**Source data**
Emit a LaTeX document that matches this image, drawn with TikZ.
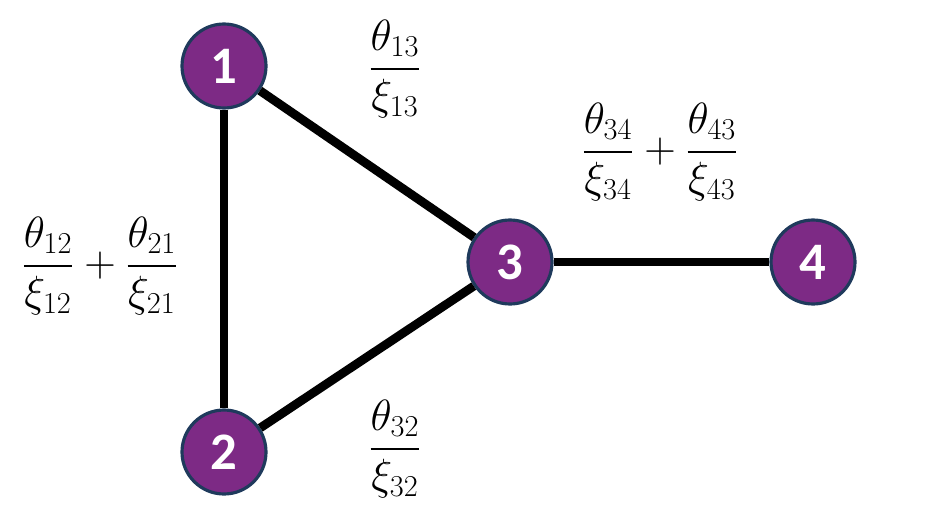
\documentclass[tikz,border=0pt]{standalone}
\usepackage{amsmath}
\usepackage{fontspec}
\newfontfamily\carlito{Carlito}
\usepackage{tikz}
\usetikzlibrary{positioning}
\definecolor{NodePurple}{HTML}{7D2A85}
\definecolor{NodeRim}{HTML}{1F3A5C}

\begin{document}
\begin{tikzpicture}[
  % graph vertex
  vtx/.style={circle, fill=NodePurple, draw=NodeRim, line width=1.8pt,
              minimum size=1.68cm, inner sep=0pt, text=white,
              font=\carlito\bfseries\fontsize{30}{30}\selectfont},
  % edge between vertices
  edge/.style={black, line width=5pt},
  % weight label
  wlbl/.style={font=\fontsize{27}{32}\selectfont, inner sep=0pt},
]
\useasboundingbox (0,0) rectangle (18.6,10.18);

% ── Vertex positions ────────────────────────────────────────────────────────
\def\xL{4.48}   % left column x
\def\yT{8.86}   % top vertex y
\def\yB{1.14}   % bottom vertex y
\def\yM{4.94}   % middle row y

%% ── Vertices ──────────────────────────────────────────────────────────────
\node[vtx] (v1) at (\xL, \yT) {1};
\node[vtx] (v2) at (\xL, \yB) {2};
\node[vtx] (v3) at (10.2, \yM) {3};
\node[vtx] (v4) at (16.26, \yM) {4};

%% ── Edges ─────────────────────────────────────────────────────────────────
\draw[edge] (v1) -- (v2);
\draw[edge] (v1) -- (v3);
\draw[edge] (v2) -- (v3);
\draw[edge] (v3) -- (v4);

%% ── Edge weights ──────────────────────────────────────────────────────────
\node[wlbl] (w13) at (7.9, 8.8)
  {$\dfrac{\theta_{13}}{\xi_{13}}$};
\node[wlbl] (w12) at (2.0, 4.86)
  {$\dfrac{\theta_{12}}{\xi_{12}}+\dfrac{\theta_{21}}{\xi_{21}}$};
\node[wlbl] (w34) at (13.2, 7.14)
  {$\dfrac{\theta_{34}}{\xi_{34}}+\dfrac{\theta_{43}}{\xi_{43}}$};
\node[wlbl] (w32) at (7.9, 1.2)
  {$\dfrac{\theta_{32}}{\xi_{32}}$};

\end{tikzpicture}
\end{document}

**Exercise aim**
Could the lines from the top of the material through the line with "(0,0) rectangle (18.6,10.18);" be repeated exactly, pictures left out?

**Exercise result**
Emit a LaTeX document that matches this image, drawn with TikZ.
\documentclass[tikz,border=0pt]{standalone}
\usepackage{amsmath}
\usepackage{fontspec}
\newfontfamily\carlito{Carlito}
\usepackage{tikz}
\usetikzlibrary{positioning}
\definecolor{NodePurple}{HTML}{7D2A85}
\definecolor{NodeRim}{HTML}{1F3A5C}

\begin{document}
\begin{tikzpicture}[
  % graph vertex
  vtx/.style={circle, fill=NodePurple, draw=NodeRim, line width=1.8pt,
              minimum size=1.68cm, inner sep=0pt, text=white,
              font=\carlito\bfseries\fontsize{30}{30}\selectfont},
  % edge between vertices
  edge/.style={black, line width=5pt},
  % weight label
  wlbl/.style={font=\fontsize{27}{32}\selectfont, inner sep=0pt},
]
\useasboundingbox (0,0) rectangle (18.6,10.18);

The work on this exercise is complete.